For the past 50 years, any Florida resident who rear-ended another driver was presumed to have been negligent. But a recent ruling by the Florida Supreme Court may allow these drivers a better chance at sharing blame then they previously had. Miami residents who are involved in car or motorcycle accident litigation should understand what this ruling and other Florida laws could mean for their case.
The court’s ruling in the case of a 2005 three-car pile up in West Palm Beach said that the third driver should have been allowed to present arguments to a jury. The court ruled that there was sufficient evidence to suggest that a jury might have found that the third driver’s negligence wasn’t the “sole proximate cause” of the accident. This ruling doesn’t change the law, but there are some experts who say it might allow attorneys more room to argue cases and insurance companies to scale back payouts on some claims.
Florida law allows juries to award judgments based on how much they believe each party is at fault; this is called comparative negligence.
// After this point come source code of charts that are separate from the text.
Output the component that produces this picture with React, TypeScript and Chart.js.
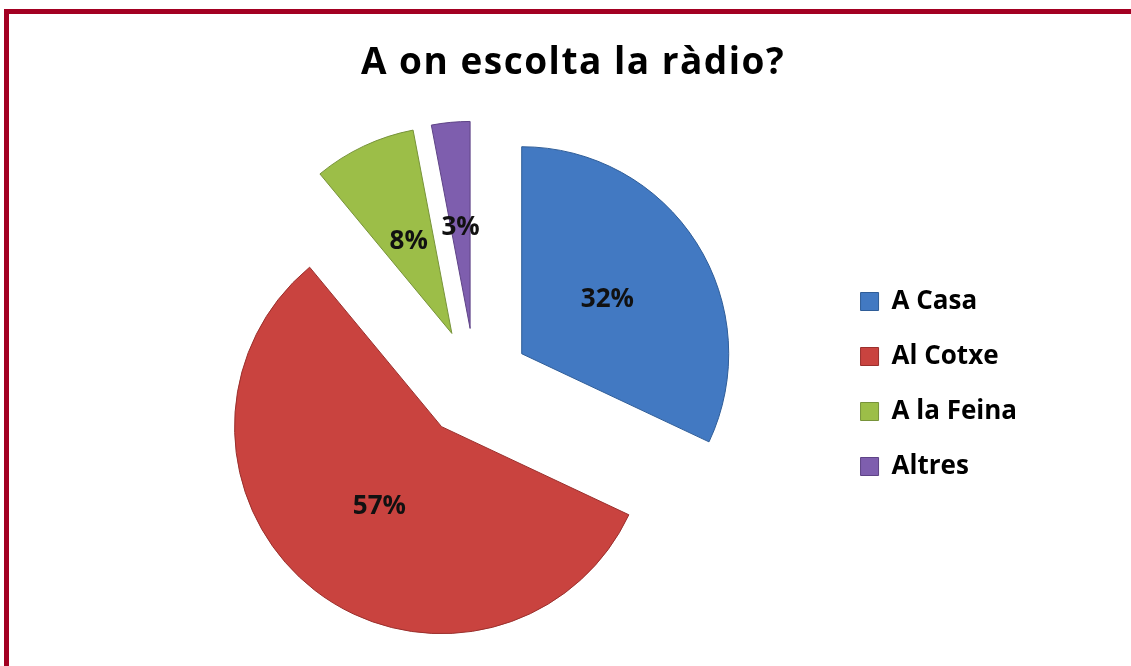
import React, { useEffect, useRef } from 'react';
import { Chart, registerables } from 'chart.js';

Chart.register(...registerables);

const titleText = 'A on escolta la ràdio?';
const categories = ['A Casa', 'Al Cotxe', 'A la Feina', 'Altres'];
const values = [32, 57, 8, 3];
const sliceColors = ['#4279C2', '#C9433F', '#9CBE48', '#7E5EAE'];
const sliceEdges = ['#2F5D98', '#9A2F2C', '#77933A', '#5E4386'];

const FONT = '"Open Sans", "Liberation Sans", Arial, sans-serif';
const PIE_RADIUS = 207;
const EXPLODE_PX = 55;

// Chart.js draws an arc translated by offset/4 and also enlarges its radius
// depending on the slice size; undo the enlargement so every slice keeps the
// same radius and its true angle, only pushed outward (Excel-style explosion).
const uniformExplode = {
  id: 'uniformExplode',
  afterDatasetUpdate(chart: any, args: any) {
    args.meta.data.forEach((arc: any) => {
      const off = (arc.options.offset || 0) / 4;
      const fix = 1 - Math.sin(Math.min(Math.PI, arc.circumference || 0));
      const ro = off * fix;
      arc.outerRadius = PIE_RADIUS - ro;
      const widen = ro / (Math.PI * PIE_RADIUS) / 2;
      arc.startAngle -= widen;
      arc.endAngle += widen;
    });
  },
};

const titleSpacing = {
  id: 'titleSpacing',
  afterInit(chart: any) {
    const tb = chart.titleBlock;
    if (!tb || tb.__spaced) return;
    const orig = tb.draw;
    tb.draw = function (...a: any[]) {
      const c = this.ctx;
      c.save();
      c.letterSpacing = '1.5px';
      orig.apply(this, a);
      c.restore();
    };
    tb.__spaced = true;
  },
};

const percentLabels = {
  id: 'percentLabels',
  afterDatasetsDraw(chart: any) {
    const meta = chart.getDatasetMeta(0);
    const data = chart.data.datasets[0].data as number[];
    const total = data.reduce((a, b) => a + b, 0);
    const ctx = chart.ctx;
    ctx.save();
    ctx.font = `bold 26px ${FONT}`;
    ctx.fillStyle = '#111111';
    ctx.textAlign = 'center';
    ctx.textBaseline = 'middle';
    meta.data.forEach((arc: any, i: number) => {
      const mid = (arc.startAngle + arc.endAngle) / 2;
      const off = (arc.options.offset || 0) / 4;
      const d = off + PIE_RADIUS * 0.49;
      const tx = arc.x + Math.cos(mid) * d;
      const ty = arc.y + Math.sin(mid) * d;
      const pct = Math.round((data[i] / total) * 100);
      ctx.fillText(`${pct}%`, tx, ty);
    });
    ctx.restore();
  },
};

export default function App() {
  const canvasRef = useRef<HTMLCanvasElement | null>(null);

  useEffect(() => {
    if (!canvasRef.current) return;
    const chart = new Chart(canvasRef.current, {
      type: 'pie',
      data: {
        labels: categories,
        datasets: [
          {
            data: values,
            backgroundColor: sliceColors,
            borderColor: sliceEdges,
            borderWidth: 1,
            offset: EXPLODE_PX * 4,
            hoverOffset: EXPLODE_PX * 4,
            radius: PIE_RADIUS,
            clip: false,
          } as any,
        ],
      },
      options: {
        responsive: false,
        animation: false,
        events: [],
        layout: { padding: { top: 31, left: 119, right: 104, bottom: 0 } },
        plugins: {
          title: {
            display: true,
            text: titleText,
            color: '#000000',
            font: { family: FONT, size: 37, weight: 'bold' },
            padding: { top: 10, bottom: 15 },
          },
          legend: {
            display: true,
            position: 'right',
            align: 'center',
            title: {
              display: true,
              text: '',
              font: { size: 10 },
              padding: { top: 29.5, bottom: 29.5 },
            },
            labels: {
              boxWidth: 18,
              boxHeight: 18,
              padding: 29,
              color: '#000000',
              font: { family: FONT, size: 26, weight: 'bold' },
            },
          },
          tooltip: { enabled: false },
        },
      } as any,
      plugins: [uniformExplode, titleSpacing, percentLabels],
    });
    return () => chart.destroy();
  }, []);

  return (
    <div style={{ position: 'absolute', left: 0, top: 0, width: 1131, height: 666, background: '#ffffff', overflow: 'hidden' }}>
      <div
        style={{
          position: 'absolute',
          left: 4,
          top: 9,
          width: 1200,
          height: 700,
          borderLeft: '5px solid #A30022',
          borderTop: '5px solid #A30022',
        }}
      />
      <canvas ref={canvasRef} width={1131} height={666} style={{ position: 'absolute', left: 0, top: 0 }} />
    </div>
  );
}
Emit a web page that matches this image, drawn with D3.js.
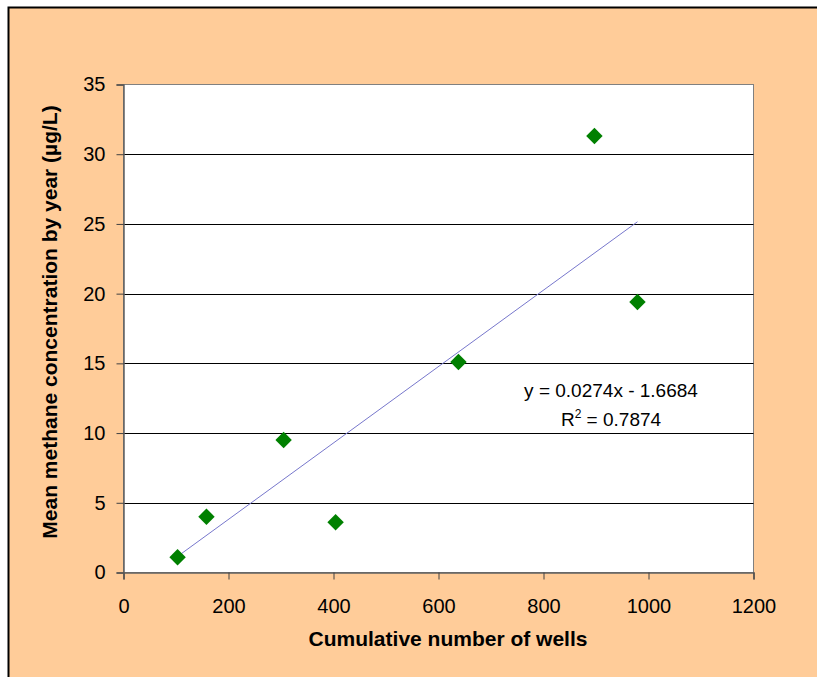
<!DOCTYPE html>
<html>
<head>
<meta charset="utf-8">
<script src="https://cdn.jsdelivr.net/npm/d3@7"></script>
<style>
  body { margin: 0; background: #fff; }
  svg text { font-family: "Liberation Sans", Arial, sans-serif; fill: #000; }
</style>
</head>
<body>
<div id="chart"></div>
<script>
  var wells   = [103, 158, 305, 404, 638, 897, 979];
  var methane = [1.1, 4.0, 9.5, 3.6, 15.1, 31.3, 19.4];
  var xTicks  = [0, 200, 400, 600, 800, 1000, 1200];
  var yTicks  = [0, 5, 10, 15, 20, 25, 30, 35];
  var slope = 0.0274, intercept = -1.6684;
  var eqLabel = "y = 0.0274x - 1.6684";
  var r2Value = "0.7874";

  (function(){
    var width = 817, height = 677;
    var plotLeft = 123.5, plotRight = 753.5, plotTop = 84.5, plotBottom = 572.5;

    var svg = d3.select("#chart").append("svg")
        .attr("width", width)
        .attr("height", height);

    // peach chart area with black left/top border
    svg.append("rect")
       .attr("x", 8).attr("y", 7)
       .attr("width", width).attr("height", height)
       .attr("fill", "#ffcc99");
    svg.append("path")
       .attr("d", "M8.5," + height + "V7.5H" + width)
       .attr("fill", "none").attr("stroke", "#000").attr("stroke-width", 2);

    var x = d3.scaleLinear().domain([0, 1200]).range([plotLeft, plotRight]);
    var y = d3.scaleLinear().domain([0, 35]).range([plotBottom, plotTop]);

    // plot area
    svg.append("rect")
       .attr("x", plotLeft).attr("y", plotTop)
       .attr("width", plotRight - plotLeft).attr("height", plotBottom - plotTop)
       .attr("fill", "#fff").attr("stroke", "#808080").attr("stroke-width", 1);

    // gridlines
    svg.selectAll("line.grid")
       .data(yTicks.filter(d => d > 0 && d < 35))
       .enter().append("line")
       .attr("class", "grid")
       .attr("x1", plotLeft).attr("x2", plotRight)
       .attr("y1", d => Math.round(y(d)) + 0.5)
       .attr("y2", d => Math.round(y(d)) + 0.5)
       .attr("stroke", "#000").attr("stroke-width", 1);

    // axes
    var xAxis = d3.axisBottom(x).tickValues(xTicks).tickFormat(d3.format("d")).tickSize(7).tickPadding(19);
    var yAxis = d3.axisLeft(y).tickValues(yTicks).tickFormat(d3.format("d")).tickSize(7).tickPadding(11);

    var gx = svg.append("g").attr("transform", "translate(0," + plotBottom + ")").call(xAxis);
    var gy = svg.append("g").attr("transform", "translate(" + plotLeft + ",0)").call(yAxis);

    [gx, gy].forEach(function(g){
      g.attr("font-size", 20).attr("font-family", "'Liberation Sans', Arial, sans-serif");
      g.select(".domain").attr("stroke", "#606060").attr("stroke-width", 1.5);
      g.selectAll(".tick line").attr("stroke", "#404040");
      g.selectAll(".tick text").attr("fill", "#000");
    });

    // trend line
    var xExt = d3.extent(wells);
    svg.append("line")
       .attr("x1", x(xExt[0])).attr("y1", y(slope * xExt[0] + intercept))
       .attr("x2", x(xExt[1])).attr("y2", y(slope * xExt[1] + intercept))
       .attr("stroke", "#7777cc").attr("stroke-width", 1);

    // diamonds
    var diamond = d3.symbol().type(d3.symbolSquare).size(135);
    svg.selectAll("path.pt")
       .data(wells)
       .enter().append("path")
       .attr("class", "pt")
       .attr("d", diamond)
       .attr("transform", (d, i) => "translate(" + x(d) + "," + y(methane[i]) + ") rotate(45)")
       .attr("fill", "#008000");

    // equation labels
    var eq = svg.append("g").style("font-size", "19px");
    eq.append("text")
      .attr("x", 611).attr("y", 397)
      .attr("text-anchor", "middle")
      .text(eqLabel);
    var r2 = eq.append("text")
      .attr("x", 611).attr("y", 426)
      .attr("text-anchor", "middle");
    r2.append("tspan").text("R");
    r2.append("tspan").attr("dy", -8).style("font-size", "12px").text("2");
    r2.append("tspan").attr("dy", 8).text(" = " + r2Value);

    // axis titles
    svg.append("text")
       .attr("x", 448).attr("y", 646)
       .attr("text-anchor", "middle")
       .style("font-size", "21px").style("font-weight", "bold")
       .text("Cumulative number of wells");

    svg.append("text")
       .attr("transform", "translate(57,322) rotate(-90)")
       .attr("text-anchor", "middle")
       .style("font-size", "21px").style("font-weight", "bold")
       .text("Mean methane concentration by year (µg/L)");
  })();
</script>
</body>
</html>
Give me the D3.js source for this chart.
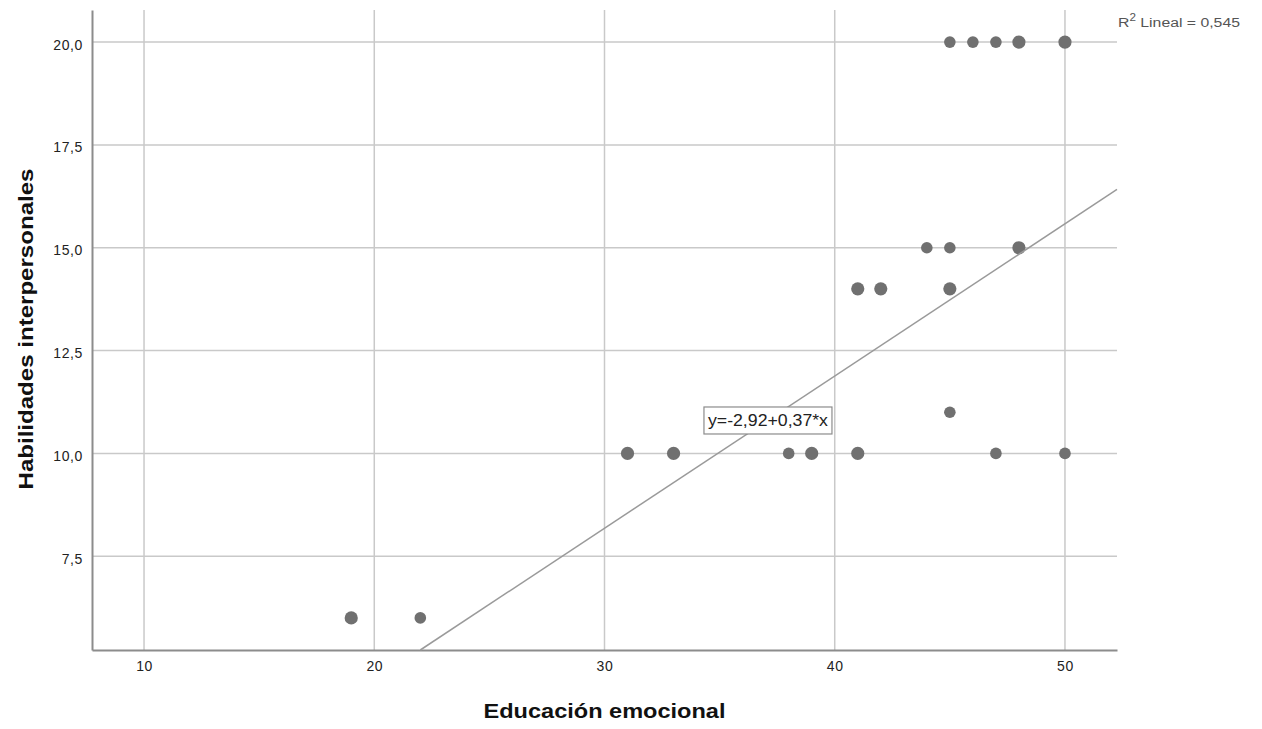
<!DOCTYPE html>
<html>
<head>
<meta charset="utf-8">
<script src="https://cdn.jsdelivr.net/npm/d3@7"></script>
<style>
  body { margin: 0; background: #fff; }
  svg { font-family: "Liberation Sans", Arial, sans-serif; }
</style>
</head>
<body>
<svg id="chart" width="1262" height="729"></svg>
<script>
// data
const educacion = [19, 22, 31, 33, 38, 39, 41, 47, 50, 45, 41, 42, 45, 44, 45, 48, 45, 46, 47, 48, 50];
const habilidades = [6, 6, 10, 10, 10, 10, 10, 10, 10, 11, 14, 14, 14, 15, 15, 15, 20, 20, 20, 20, 20];
// points that look heavier in the picture (overlapping cases)
const repeticiones = [2, 1, 2, 2, 1, 2, 2, 1, 1, 1, 2, 2, 2, 1, 1, 2, 1, 1, 1, 2, 2];
const xTicks = [10, 20, 30, 40, 50];
const yTicks = [7.5, 10, 12.5, 15, 17.5, 20];
const intercepto = -2.92;
const pendiente = 0.37;
const r2 = "0,545";

const svg = d3.select("#chart");
const mLeft = 92, mRight = 1117, mTop = 10, mBottom = 650;

const x = d3.scaleLinear().domain([7.74, 52.26]).range([mLeft, mRight]);
const y = d3.scaleLinear().domain([5.22, 20.78]).range([mBottom, mTop]);
const fmt = v => d3.format(".1f")(v).replace(".", ",");

// grid lines
svg.append("g").selectAll("line").data(xTicks).enter().append("line")
  .attr("x1", d => x(d)).attr("x2", d => x(d))
  .attr("y1", mTop).attr("y2", mBottom)
  .attr("stroke", "#c9c9c9").attr("stroke-width", 1.5);
svg.append("g").selectAll("line").data(yTicks).enter().append("line")
  .attr("x1", mLeft).attr("x2", mRight)
  .attr("y1", d => y(d)).attr("y2", d => y(d))
  .attr("stroke", "#c9c9c9").attr("stroke-width", 1.5);

// axes
const xAxis = svg.append("g")
  .attr("transform", "translate(0," + mBottom + ")")
  .call(d3.axisBottom(x).tickValues(xTicks).tickSize(0).tickPadding(11).tickFormat(d3.format("d")));
const yAxis = svg.append("g")
  .attr("transform", "translate(" + mLeft + ",0)")
  .call(d3.axisLeft(y).tickValues(yTicks).tickSize(0).tickPadding(9).tickFormat(fmt));
[xAxis, yAxis].forEach(a => {
  a.select(".domain").attr("stroke", "#8c8c8c").attr("stroke-width", 2);
  a.selectAll("text").attr("font-size", 14).attr("fill", "#222")
    .attr("letter-spacing", 0.6)
    .attr("font-family", "Liberation Sans, Arial, sans-serif");
});
yAxis.selectAll("text").attr("dy", "0.5em");

// points
svg.append("g").selectAll("circle")
  .data(educacion.map((d, i) => ({ x: d, y: habilidades[i], n: repeticiones[i] })))
  .enter().append("circle")
  .attr("cx", d => x(d.x))
  .attr("cy", d => y(d.y))
  .attr("r", d => d.n > 1 ? 6.6 : 5.8)
  .attr("fill", "#707070");

// fit line, clipped to the plot area
const x0 = Math.max(x.domain()[0], (y.domain()[0] - intercepto) / pendiente);
const x1 = x.domain()[1];
svg.append("line")
  .attr("x1", x(x0)).attr("y1", y(intercepto + pendiente * x0))
  .attr("x2", x(x1)).attr("y2", y(intercepto + pendiente * x1))
  .attr("stroke", "#9a9a9a").attr("stroke-width", 1.5);

// equation label
const eq = svg.append("g").attr("transform", "translate(" + x(37.1) + "," + y(10.8) + ")");
eq.append("rect")
  .attr("x", -64).attr("y", -13.5).attr("width", 128).attr("height", 27)
  .attr("fill", "#fff").attr("stroke", "#8c8c8c").attr("stroke-width", 1.2);
eq.append("text")
  .attr("text-anchor", "middle").attr("dy", "0.36em")
  .attr("font-size", 16).attr("fill", "#222")
  .attr("textLength", 120).attr("lengthAdjust", "spacingAndGlyphs")
  .text("y=-2,92+0,37*x");

// R2 label, stretched to the width seen in the picture
const r2G = svg.append("g").attr("transform", "translate(" + (mRight + 1) + ",27)");
const r2Text = r2G.append("text").attr("font-size", 13.5).attr("fill", "#555");
r2Text.append("tspan").text("R");
r2Text.append("tspan").attr("font-size", 10).attr("dy", -6).text("2");
r2Text.append("tspan").attr("dy", 6).text(" Lineal = " + r2);
const rw = r2Text.node().getBBox().width;
r2Text.attr("transform", "scale(" + (122 / rw) + ",1)");

// axis titles
svg.append("text")
  .attr("x", (mLeft + mRight) / 2).attr("y", 718)
  .attr("text-anchor", "middle")
  .attr("font-size", 21).attr("font-weight", "bold").attr("fill", "#111")
  .attr("textLength", 242).attr("lengthAdjust", "spacingAndGlyphs")
  .text("Educación emocional");
svg.append("text")
  .attr("transform", "translate(33,329) rotate(-90)")
  .attr("text-anchor", "middle")
  .attr("font-size", 21).attr("font-weight", "bold").attr("fill", "#111")
  .attr("textLength", 321).attr("lengthAdjust", "spacingAndGlyphs")
  .text("Habilidades interpersonales");
</script>
</body>
</html>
The new ruling from the state’s high court may now allow lawyers to argue that the blame in a rear-end collision should be split more appropriately between drivers.
While this ruling may help in some accident disputes, there doesn’t appear to be a groundswell of opinion that it will alter how most cases are handled. What it does mean, certainly, is that it is more important than ever to understand one’s legal rights in any given situation.